## Instructions to follow
Taking the data below, please print only the lines from the line holding "Reproduce this chart with Plotly." to the line holding "import plotly.graph_objects as go", inclusive, with pictures omitted.

## Input records
● ● ● ●
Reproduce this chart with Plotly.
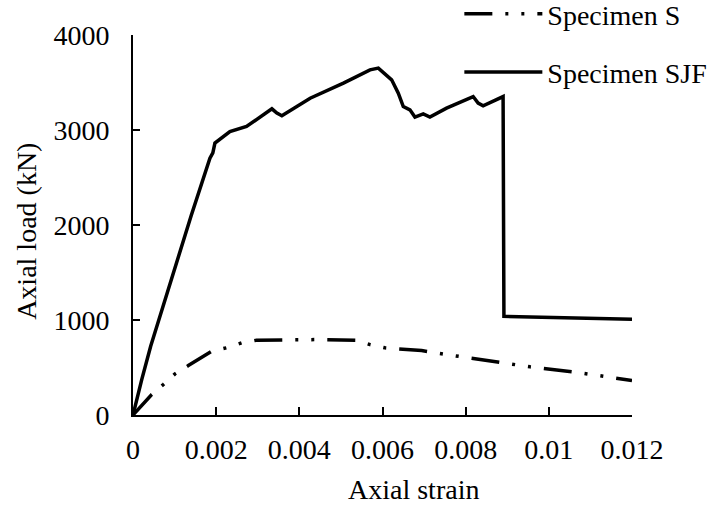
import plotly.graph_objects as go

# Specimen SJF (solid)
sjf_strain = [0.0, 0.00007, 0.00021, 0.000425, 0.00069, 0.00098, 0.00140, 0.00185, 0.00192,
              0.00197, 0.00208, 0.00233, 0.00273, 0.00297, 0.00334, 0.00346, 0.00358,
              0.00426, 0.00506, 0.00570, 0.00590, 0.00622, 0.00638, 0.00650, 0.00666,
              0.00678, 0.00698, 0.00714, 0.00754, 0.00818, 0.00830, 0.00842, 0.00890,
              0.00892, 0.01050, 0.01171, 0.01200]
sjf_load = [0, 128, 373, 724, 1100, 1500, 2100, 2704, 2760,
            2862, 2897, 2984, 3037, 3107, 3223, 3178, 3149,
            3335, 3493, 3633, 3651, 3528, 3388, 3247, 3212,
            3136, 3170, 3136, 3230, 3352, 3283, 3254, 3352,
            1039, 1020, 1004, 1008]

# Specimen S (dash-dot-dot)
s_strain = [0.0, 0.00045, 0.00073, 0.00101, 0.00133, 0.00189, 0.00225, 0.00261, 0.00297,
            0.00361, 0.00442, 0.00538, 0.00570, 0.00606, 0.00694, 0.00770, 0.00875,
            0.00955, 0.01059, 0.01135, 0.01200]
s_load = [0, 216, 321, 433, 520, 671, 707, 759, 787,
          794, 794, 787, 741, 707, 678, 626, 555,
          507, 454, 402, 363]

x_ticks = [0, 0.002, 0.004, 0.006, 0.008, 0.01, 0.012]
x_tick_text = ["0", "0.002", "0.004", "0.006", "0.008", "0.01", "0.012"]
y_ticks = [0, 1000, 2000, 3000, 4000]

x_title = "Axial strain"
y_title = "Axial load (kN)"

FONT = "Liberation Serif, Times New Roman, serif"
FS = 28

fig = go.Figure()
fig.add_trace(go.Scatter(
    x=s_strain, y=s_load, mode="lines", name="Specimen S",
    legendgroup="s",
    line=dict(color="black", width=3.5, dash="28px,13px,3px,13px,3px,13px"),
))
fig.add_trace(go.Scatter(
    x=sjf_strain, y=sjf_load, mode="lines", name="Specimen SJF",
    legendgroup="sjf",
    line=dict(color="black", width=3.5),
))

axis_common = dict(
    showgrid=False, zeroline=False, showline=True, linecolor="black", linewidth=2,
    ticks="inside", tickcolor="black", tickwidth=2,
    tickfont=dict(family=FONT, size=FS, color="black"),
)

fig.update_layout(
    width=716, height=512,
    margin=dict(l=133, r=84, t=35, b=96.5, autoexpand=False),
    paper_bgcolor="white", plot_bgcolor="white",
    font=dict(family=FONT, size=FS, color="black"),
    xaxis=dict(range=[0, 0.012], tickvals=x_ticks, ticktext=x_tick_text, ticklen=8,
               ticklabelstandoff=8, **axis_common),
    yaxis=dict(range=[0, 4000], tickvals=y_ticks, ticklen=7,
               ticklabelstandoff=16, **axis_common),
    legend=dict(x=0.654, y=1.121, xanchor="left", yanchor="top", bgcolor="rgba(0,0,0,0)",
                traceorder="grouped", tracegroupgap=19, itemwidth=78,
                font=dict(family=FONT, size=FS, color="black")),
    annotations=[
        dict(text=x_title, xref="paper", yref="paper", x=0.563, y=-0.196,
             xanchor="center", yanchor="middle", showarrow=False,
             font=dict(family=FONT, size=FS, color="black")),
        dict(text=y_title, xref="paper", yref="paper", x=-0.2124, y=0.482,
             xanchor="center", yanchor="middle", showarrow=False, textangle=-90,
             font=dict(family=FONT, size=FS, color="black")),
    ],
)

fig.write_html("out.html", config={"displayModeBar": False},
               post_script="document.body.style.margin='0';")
● ● ● ●
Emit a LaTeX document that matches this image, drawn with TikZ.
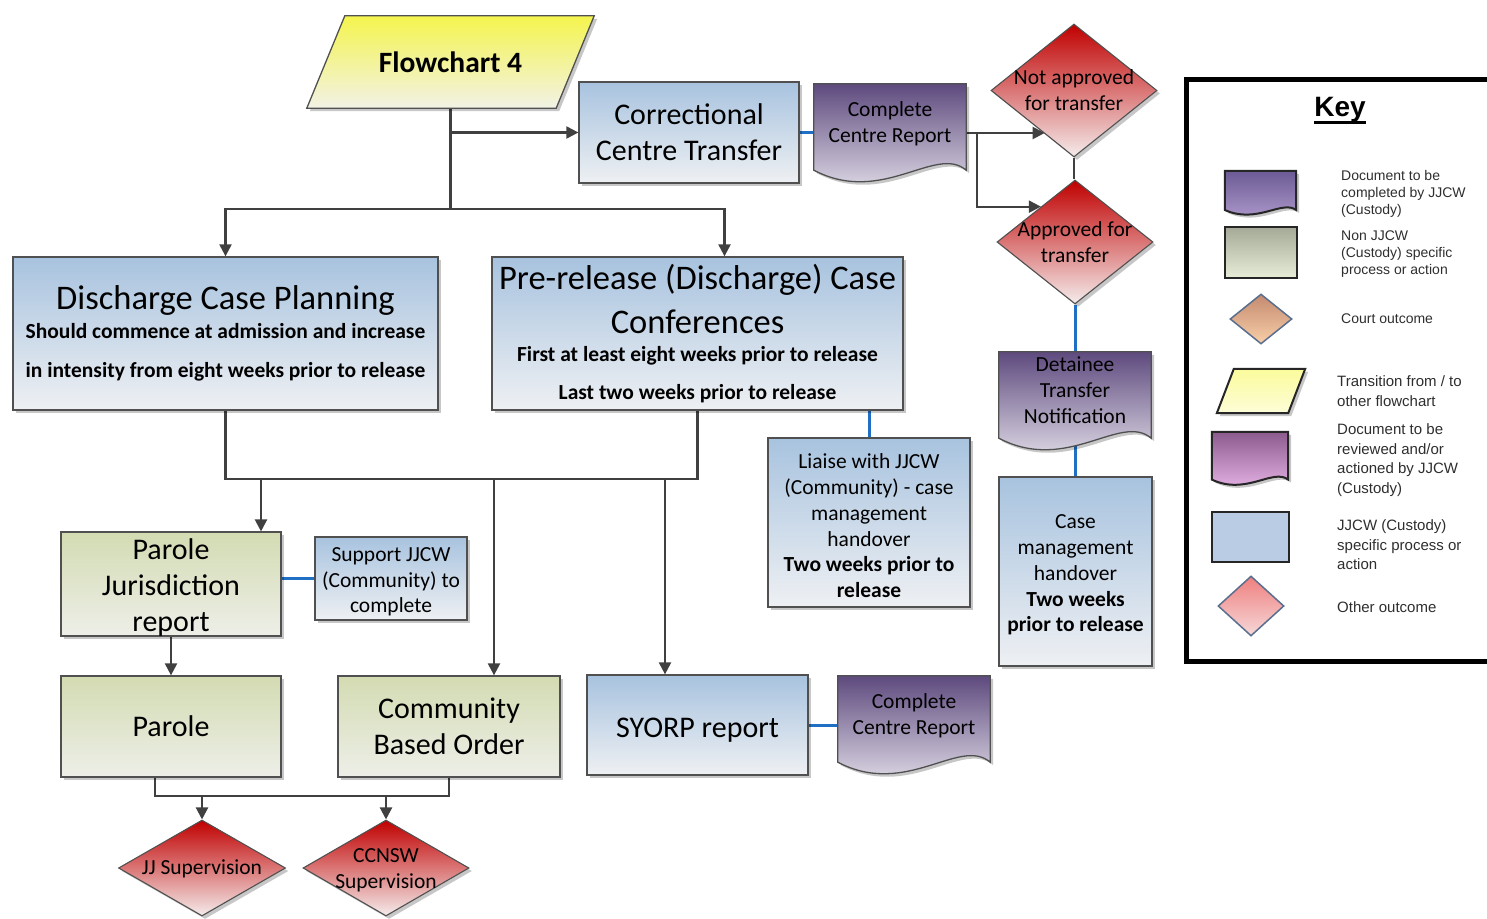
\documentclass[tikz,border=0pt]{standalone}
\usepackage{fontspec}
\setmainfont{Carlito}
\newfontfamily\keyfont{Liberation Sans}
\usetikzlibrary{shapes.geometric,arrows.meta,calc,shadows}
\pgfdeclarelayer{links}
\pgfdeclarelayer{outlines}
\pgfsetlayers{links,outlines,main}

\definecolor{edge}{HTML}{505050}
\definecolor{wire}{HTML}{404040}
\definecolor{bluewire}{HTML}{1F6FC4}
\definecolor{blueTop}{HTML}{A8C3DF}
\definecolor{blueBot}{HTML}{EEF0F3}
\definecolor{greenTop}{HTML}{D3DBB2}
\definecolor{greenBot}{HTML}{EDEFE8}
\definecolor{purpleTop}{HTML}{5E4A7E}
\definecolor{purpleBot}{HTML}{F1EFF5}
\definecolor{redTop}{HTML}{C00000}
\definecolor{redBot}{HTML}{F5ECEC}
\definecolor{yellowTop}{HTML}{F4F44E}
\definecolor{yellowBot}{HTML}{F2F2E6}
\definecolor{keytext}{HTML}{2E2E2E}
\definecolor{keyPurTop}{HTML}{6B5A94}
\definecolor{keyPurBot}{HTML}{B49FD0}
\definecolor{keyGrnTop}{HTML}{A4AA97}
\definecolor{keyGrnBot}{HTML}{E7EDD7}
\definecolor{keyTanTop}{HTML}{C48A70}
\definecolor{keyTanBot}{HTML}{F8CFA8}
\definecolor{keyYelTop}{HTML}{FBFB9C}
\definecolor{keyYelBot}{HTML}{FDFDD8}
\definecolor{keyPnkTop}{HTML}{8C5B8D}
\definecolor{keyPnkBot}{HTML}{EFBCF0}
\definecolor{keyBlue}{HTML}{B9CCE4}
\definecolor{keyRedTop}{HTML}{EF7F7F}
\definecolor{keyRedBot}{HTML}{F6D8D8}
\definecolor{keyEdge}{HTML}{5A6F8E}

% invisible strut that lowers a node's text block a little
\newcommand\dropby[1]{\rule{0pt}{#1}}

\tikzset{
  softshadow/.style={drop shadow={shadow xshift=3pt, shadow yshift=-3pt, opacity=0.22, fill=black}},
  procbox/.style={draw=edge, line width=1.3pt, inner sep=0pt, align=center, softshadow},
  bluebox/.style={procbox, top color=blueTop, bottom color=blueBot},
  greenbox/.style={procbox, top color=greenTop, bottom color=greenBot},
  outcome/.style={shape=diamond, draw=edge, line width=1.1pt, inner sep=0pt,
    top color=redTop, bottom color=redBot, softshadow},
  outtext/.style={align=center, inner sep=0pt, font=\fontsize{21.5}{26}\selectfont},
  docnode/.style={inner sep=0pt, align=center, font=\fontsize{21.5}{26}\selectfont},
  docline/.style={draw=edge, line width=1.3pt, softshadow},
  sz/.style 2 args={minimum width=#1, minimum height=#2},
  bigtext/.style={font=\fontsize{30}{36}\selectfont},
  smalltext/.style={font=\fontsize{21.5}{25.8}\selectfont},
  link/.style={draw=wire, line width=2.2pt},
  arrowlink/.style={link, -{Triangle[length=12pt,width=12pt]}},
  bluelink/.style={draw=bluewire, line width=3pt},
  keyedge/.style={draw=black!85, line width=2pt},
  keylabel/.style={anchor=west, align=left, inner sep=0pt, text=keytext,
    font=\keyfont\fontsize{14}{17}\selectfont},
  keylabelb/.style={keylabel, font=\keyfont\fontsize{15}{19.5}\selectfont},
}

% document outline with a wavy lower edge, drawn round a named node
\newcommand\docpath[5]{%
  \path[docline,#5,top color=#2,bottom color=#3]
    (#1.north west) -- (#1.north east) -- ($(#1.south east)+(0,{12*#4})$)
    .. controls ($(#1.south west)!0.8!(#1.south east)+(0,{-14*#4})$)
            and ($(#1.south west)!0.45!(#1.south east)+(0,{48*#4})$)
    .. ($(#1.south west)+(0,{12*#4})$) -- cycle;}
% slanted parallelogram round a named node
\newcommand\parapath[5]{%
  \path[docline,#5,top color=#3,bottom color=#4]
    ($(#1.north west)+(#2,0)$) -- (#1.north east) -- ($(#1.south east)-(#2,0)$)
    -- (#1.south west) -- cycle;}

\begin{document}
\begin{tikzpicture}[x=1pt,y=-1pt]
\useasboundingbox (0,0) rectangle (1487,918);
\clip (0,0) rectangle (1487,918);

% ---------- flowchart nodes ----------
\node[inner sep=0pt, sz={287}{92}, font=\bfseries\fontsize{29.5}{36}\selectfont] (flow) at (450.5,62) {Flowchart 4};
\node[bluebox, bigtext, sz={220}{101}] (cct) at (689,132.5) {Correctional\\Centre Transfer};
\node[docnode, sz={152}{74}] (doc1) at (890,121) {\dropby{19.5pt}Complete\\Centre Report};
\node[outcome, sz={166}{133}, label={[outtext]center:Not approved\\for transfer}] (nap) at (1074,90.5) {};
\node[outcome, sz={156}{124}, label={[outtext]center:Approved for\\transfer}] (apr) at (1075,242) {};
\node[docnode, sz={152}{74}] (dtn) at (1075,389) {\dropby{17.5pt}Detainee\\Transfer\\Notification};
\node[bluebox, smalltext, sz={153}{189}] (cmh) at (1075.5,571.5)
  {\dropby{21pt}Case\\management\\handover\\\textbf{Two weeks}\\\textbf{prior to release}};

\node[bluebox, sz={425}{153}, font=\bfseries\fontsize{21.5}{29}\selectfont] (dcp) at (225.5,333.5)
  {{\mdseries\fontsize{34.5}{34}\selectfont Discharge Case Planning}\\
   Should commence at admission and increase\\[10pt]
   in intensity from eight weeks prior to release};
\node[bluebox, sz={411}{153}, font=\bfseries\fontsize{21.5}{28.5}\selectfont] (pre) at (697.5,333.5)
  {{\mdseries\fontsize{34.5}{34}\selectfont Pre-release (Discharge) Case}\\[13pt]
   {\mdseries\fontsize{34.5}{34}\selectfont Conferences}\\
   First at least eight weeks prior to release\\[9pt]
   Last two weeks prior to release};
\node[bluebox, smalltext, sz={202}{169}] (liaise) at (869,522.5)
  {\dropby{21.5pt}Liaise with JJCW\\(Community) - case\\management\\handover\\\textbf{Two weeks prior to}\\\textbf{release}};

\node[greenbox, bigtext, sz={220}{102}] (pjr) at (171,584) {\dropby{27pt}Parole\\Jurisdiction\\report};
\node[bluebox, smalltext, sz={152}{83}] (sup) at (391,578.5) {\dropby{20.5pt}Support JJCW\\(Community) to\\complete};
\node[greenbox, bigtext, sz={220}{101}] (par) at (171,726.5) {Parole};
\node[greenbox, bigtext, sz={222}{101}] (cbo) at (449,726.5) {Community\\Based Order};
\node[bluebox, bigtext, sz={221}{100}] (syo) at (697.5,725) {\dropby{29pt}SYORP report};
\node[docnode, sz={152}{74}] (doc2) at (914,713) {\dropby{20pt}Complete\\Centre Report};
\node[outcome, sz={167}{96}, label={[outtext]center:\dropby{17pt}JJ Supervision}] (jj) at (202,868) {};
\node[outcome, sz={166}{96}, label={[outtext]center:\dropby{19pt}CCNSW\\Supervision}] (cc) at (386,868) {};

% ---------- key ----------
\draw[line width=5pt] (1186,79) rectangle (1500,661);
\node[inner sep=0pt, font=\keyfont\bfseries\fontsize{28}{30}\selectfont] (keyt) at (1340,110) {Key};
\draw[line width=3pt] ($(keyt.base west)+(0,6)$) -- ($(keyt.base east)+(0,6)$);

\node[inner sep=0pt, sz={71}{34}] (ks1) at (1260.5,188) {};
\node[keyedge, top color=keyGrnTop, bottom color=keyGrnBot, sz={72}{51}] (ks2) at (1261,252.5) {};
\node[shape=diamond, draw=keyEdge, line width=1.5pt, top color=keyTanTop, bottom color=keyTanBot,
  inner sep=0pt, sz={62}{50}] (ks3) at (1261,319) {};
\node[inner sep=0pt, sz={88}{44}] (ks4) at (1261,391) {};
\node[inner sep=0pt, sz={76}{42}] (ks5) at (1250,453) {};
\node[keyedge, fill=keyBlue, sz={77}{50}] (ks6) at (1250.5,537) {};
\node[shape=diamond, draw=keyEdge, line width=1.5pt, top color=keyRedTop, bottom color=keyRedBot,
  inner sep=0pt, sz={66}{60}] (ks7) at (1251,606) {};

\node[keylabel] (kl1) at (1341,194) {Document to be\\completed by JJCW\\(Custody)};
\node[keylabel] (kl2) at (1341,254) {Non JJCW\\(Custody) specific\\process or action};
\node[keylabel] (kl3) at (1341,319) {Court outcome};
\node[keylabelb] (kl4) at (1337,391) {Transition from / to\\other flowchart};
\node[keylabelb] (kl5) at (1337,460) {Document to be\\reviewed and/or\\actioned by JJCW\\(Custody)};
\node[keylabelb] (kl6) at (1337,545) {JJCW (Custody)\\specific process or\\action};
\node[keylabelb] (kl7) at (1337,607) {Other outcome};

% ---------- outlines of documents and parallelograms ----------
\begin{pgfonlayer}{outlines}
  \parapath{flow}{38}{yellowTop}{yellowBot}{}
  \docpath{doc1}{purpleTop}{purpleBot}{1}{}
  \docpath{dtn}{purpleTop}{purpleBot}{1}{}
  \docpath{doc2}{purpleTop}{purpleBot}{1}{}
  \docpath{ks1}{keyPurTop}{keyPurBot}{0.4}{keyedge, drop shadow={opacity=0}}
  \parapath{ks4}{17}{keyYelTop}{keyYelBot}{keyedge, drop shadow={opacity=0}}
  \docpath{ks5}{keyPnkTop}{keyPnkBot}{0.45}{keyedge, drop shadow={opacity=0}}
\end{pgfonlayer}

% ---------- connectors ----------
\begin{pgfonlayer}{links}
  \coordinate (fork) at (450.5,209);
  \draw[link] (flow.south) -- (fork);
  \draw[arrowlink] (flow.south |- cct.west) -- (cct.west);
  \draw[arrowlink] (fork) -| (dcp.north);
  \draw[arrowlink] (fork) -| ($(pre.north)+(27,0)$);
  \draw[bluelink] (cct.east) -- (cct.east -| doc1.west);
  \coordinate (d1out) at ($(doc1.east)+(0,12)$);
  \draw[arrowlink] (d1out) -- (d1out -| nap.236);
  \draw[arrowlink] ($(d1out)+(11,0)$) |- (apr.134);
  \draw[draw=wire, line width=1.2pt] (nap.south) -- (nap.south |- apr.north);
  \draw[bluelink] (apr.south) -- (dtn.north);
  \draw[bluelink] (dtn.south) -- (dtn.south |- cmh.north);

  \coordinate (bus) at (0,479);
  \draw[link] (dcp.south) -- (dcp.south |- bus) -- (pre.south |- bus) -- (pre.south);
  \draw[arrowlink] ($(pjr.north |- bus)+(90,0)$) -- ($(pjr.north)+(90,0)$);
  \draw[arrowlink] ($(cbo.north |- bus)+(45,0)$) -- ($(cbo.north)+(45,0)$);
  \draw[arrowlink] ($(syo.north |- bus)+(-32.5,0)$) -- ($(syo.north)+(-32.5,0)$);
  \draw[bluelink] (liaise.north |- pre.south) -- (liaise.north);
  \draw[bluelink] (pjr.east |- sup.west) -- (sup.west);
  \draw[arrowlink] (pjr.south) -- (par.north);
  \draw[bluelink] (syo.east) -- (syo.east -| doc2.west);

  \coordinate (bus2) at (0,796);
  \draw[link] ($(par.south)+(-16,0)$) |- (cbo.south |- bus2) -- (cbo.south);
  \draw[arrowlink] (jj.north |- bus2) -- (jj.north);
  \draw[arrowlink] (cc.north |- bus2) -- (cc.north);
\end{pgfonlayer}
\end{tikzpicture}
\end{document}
● ● ● ●
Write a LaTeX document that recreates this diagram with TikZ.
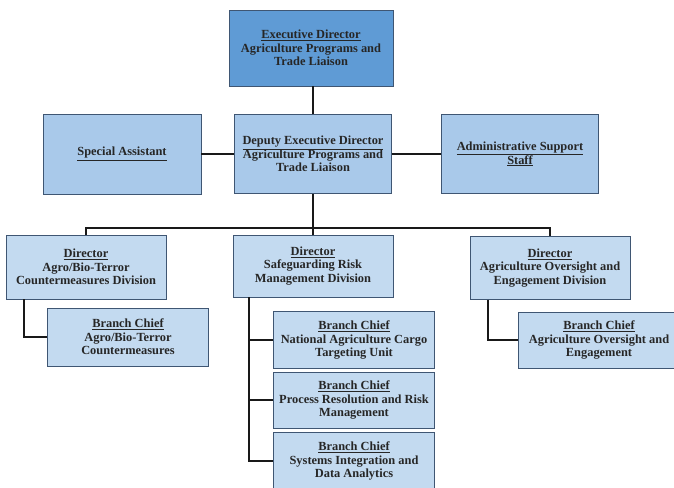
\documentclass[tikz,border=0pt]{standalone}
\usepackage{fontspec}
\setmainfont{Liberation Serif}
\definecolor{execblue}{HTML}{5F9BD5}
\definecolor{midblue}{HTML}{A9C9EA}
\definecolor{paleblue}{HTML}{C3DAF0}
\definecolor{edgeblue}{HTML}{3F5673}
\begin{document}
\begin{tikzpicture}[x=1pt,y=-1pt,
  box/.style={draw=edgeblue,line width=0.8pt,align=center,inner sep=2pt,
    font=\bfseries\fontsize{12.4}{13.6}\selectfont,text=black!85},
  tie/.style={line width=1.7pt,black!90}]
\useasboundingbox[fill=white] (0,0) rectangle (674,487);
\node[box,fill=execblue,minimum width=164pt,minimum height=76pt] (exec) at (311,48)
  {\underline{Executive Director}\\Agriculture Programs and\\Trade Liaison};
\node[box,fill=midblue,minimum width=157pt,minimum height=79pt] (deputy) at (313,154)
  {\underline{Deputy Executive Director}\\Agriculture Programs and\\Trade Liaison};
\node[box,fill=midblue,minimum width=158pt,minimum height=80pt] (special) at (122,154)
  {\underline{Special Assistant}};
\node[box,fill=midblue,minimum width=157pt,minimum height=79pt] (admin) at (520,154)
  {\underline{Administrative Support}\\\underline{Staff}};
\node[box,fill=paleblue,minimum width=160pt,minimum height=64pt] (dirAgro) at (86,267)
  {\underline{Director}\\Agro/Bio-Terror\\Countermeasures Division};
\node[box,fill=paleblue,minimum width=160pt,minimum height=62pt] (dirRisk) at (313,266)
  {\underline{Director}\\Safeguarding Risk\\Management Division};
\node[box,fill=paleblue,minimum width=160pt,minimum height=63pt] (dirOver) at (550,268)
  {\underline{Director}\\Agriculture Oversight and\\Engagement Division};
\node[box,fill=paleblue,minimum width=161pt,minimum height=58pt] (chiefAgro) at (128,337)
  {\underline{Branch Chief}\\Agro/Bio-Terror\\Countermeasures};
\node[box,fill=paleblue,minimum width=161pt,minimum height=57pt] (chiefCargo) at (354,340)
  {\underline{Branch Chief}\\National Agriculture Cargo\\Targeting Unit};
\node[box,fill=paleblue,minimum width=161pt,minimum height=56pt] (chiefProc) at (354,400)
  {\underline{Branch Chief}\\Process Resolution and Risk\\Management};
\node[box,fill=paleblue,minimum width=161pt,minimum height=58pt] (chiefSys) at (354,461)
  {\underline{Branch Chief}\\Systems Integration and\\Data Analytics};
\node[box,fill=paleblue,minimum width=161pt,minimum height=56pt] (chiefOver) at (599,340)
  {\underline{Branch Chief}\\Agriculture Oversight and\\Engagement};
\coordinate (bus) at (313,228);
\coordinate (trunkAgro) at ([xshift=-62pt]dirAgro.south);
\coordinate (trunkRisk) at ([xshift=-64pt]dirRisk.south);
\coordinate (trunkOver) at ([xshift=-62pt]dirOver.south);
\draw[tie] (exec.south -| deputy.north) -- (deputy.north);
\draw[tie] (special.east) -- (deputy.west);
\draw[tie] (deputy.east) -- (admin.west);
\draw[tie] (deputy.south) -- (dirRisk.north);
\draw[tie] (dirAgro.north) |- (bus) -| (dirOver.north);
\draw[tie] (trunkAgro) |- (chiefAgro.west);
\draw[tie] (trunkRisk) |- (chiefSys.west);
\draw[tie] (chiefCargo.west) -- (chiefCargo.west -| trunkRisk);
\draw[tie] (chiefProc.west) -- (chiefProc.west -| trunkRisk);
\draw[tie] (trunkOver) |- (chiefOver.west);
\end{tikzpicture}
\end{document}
● ● ● ●
## Answer
Reproduce this chart with Plotly.
import plotly.graph_objects as go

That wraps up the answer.